Занималась заря. Начинался новый день, новые армейские будни, до ужаса похожие на прожитые.

Потом?

Потом «расплавленная стихия» вышла из берегов окончательно. Офицеров убивали, жгли, топили, разрывали, медленно с невыразимой жестокостью молотками пробивали им головы.

Потом – миллионы дезертиров. Как лавина, двигалась солдатская масса по железным, водным, грунтовым путям, топча, ломая, разрушая последние нервы бедной бездорожной Руси.

Потом – Тарнополь, Калуш, Казань… Как смерч пронеслись грабежи, убийства, насилия, пожары по Галиции, Волынской, Подольской и другим губерниям, оставляя за собой повсюду кровавый след, и вызывая у обезумевших от горя, слабых духом русских людей чудовищную мысль:

– Господи, хоть бы немцы поскорее пришли…

Это сделал солдат.

Тот солдат, о котором большой русский писатель, с чуткой совестью и смелым сердцем, говорил[[176 - Леонид Андреев.
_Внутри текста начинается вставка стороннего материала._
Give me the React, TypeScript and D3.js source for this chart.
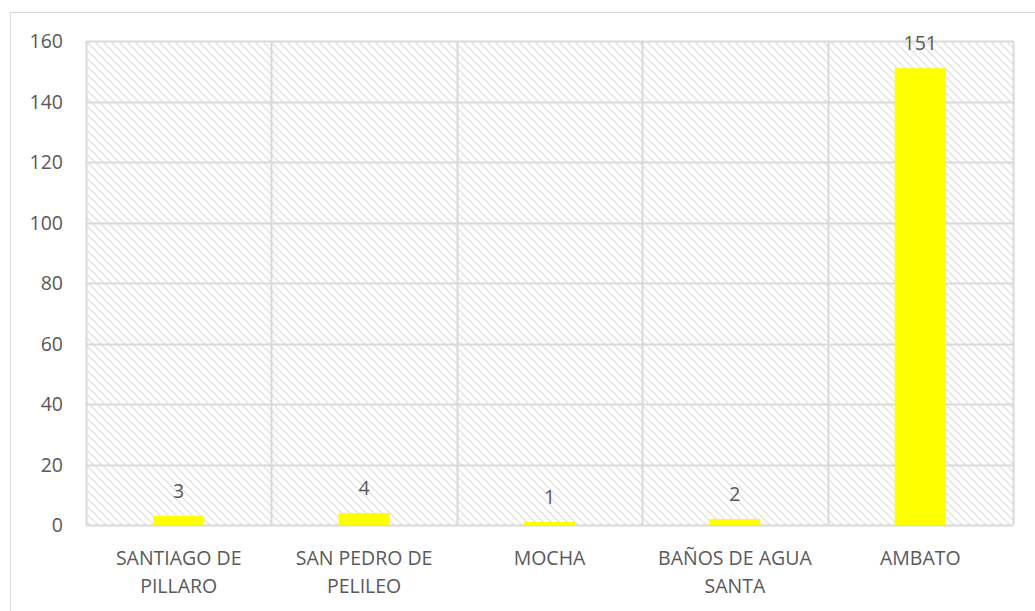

Статья «К тебе, солдат!».]]:

«…Ты скольких убил в эти дни солдат? Скольких оставил сирот? Скольких оставил матерей безутешных? И ты слышишь, что шепчут их уста, с которых ты навеки согнал улыбку радости?

Убийца! Убийца!

Но что матери, что осиротевшие дети. Настал еще более страшный миг, которого не ожидал никто, – и ты предал Россию, ты всю Родину свою, тебя вскормившую, бросил под ноги врага!

Ты, солдат, которого мы так любили и… все еще любим.

Глава XXVI. Офицерские организации

В первых числах апреля среди офицеров Ставки возникла мысль об организации «Союза офицеров армии и флота». Инициаторы союза[[177 - Наибольшее участие проявляли подполковники ген. штаба Лебедев (впоследствии начальник штаба адмирала Колчака) и Пронин.]] исходили из того взгляда, что необходимо «едино мыслить, чтобы одинаково понимать происходящие события. Чтобы работать в одном направлении», ибо до настоящего времени «голоса офицеров – всех офицеров, никто не слышал. Мы еще ничего не сказали по поводу переживаемых великих событий. За нас говорит всякий, кто хочет и что хочет. За нас решает военные вопросы, и даже вопросы нашего быта и внутреннего уклада всякий, кто желает и как желает».